研究者らはPFKFB3阻害剤であるPFK-158とKan0438757を使用し、EGFR-TKIs(エルロチニブとオシメルチニブ)と組み合わせて、PFKFB3阻害が肺がん細胞の生存に与える影響を評価しました。細胞生存率実験とATPレベル測定を通じて、PFKFB3阻害が細胞代謝とエネルギー平衡に与える影響を分析しました。

d) DNA修復メカニズムの研究

免疫ブロットおよび免疫蛍光顕微鏡を用いて、研究者らはPFKFB3阻害がDNA修復酵素(MPG、NTHL1、UNG2など)の発現に与える影響を評価し、PFKFB3が塩基除去修復(BER)においてどのような役割を果たすかを探りました。

2. 主な研究結果

a) PFKFB3が解糖系フラックスを維持

研究により、PFKFB3阻害はEGFR-TKIs治療下での肺がん細胞のグルコース取り込みと解糖系フラックスを著しく減少させることが明らかになりました。PFKFB3阻害はまた、ATPレベルの低下を引き起こし、PFKFB3が細胞のエネルギー平衡を維持する上で重要な役割を果たしていることを示唆しています。

b) PFKFB3阻害が酸化ストレスを増加

PFKFB3阻害は、肺がん細胞内の活性酸素種(ROS)レベルを著しく増加させ、グルタチオンペルオキシダーゼ4(GPX4)の発現を低下させました。GPX4は細胞の抗酸化防御システムの重要な構成要素であり、その発現低下は酸化ストレスをさらに悪化させました。

c) PFKFB3がDNA修復を調節

研究により、PFKFB3阻害はDNAグリコシラーゼ(MPG、NTHL1、UNG2など)の発現を著しく低下させ、DNA酸化損傷を増加させることが明らかになりました。さらに、PFKFB3阻害はATM(ataxia-telangiectasia mutated)の発現も低下させ、DNA損傷修復能力をさらに弱めました。

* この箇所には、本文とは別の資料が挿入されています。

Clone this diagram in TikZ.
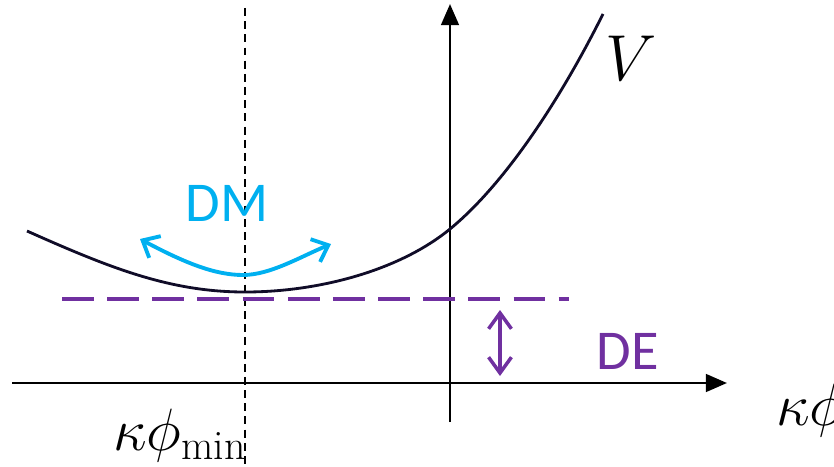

d) PFKFB3阻害がEGFR-TKIsの細胞毒性を増強

PFKFB3阻害は、EGFR-TKIsが肺がん細胞に対して持つ殺傷作用を著しく増強し、PFKFB3がEGFR-TKIsに対するがん細胞の耐性を維持する上で重要な役割を果たしていることを示しました。

3. 研究の結論

本研究は、PFKFB3が解糖系、酸化還元平衡、およびDNA修復を調節することで、EGFR-TKIs治療下での肺がん細胞の生存を助けていることを示しています。PFKFB3阻害は、がん細胞の代謝適応性とDNA修復能力を効果的に弱めることで、EGFR-TKIsの細胞毒性を増強することができます。この発見は、PFKFB3を標的とした新しい抗がん療法の開発に理論的根拠を提供し、NSCLCの耐性問題を克服する可能性があります。

研究のハイライト

  1. PFKFB3の多重作用:本研究は初めて、PFKFB3がEGFR-TKIs治療において解糖系、酸化還元平衡、およびDNA修復を調節する多重作用を体系的に明らかにしました。
  2. 代謝リプログラミングと耐性:研究は、EGFR-TKIs耐性における代謝リプログラミングの重要性を強調し、がん細胞が薬物ストレス下でどのように生存するかを理解するための新しい視点を提供しました。
  3. 新しい治療戦略:PFKFB3阻害は、がん細胞が耐性を獲得する前にそれを排除する可能性のある治療戦略として、EGFR-TKIsの長期的な効果を高めるのに役立つ可能性があります。

研究の意義と価値

本研究は、PFKFB3が肺がんの代謝と耐性において果たす役割についての理解を深めるだけでなく、PFKFB3を標的とした新しい抗がん療法の開発に重要な理論的支援を提供します。PFKFB3を阻害することで、EGFR-TKIsの効果を高め、腫瘍の再発を減らし、NSCLC患者に新しい治療の希望をもたらす可能性があります。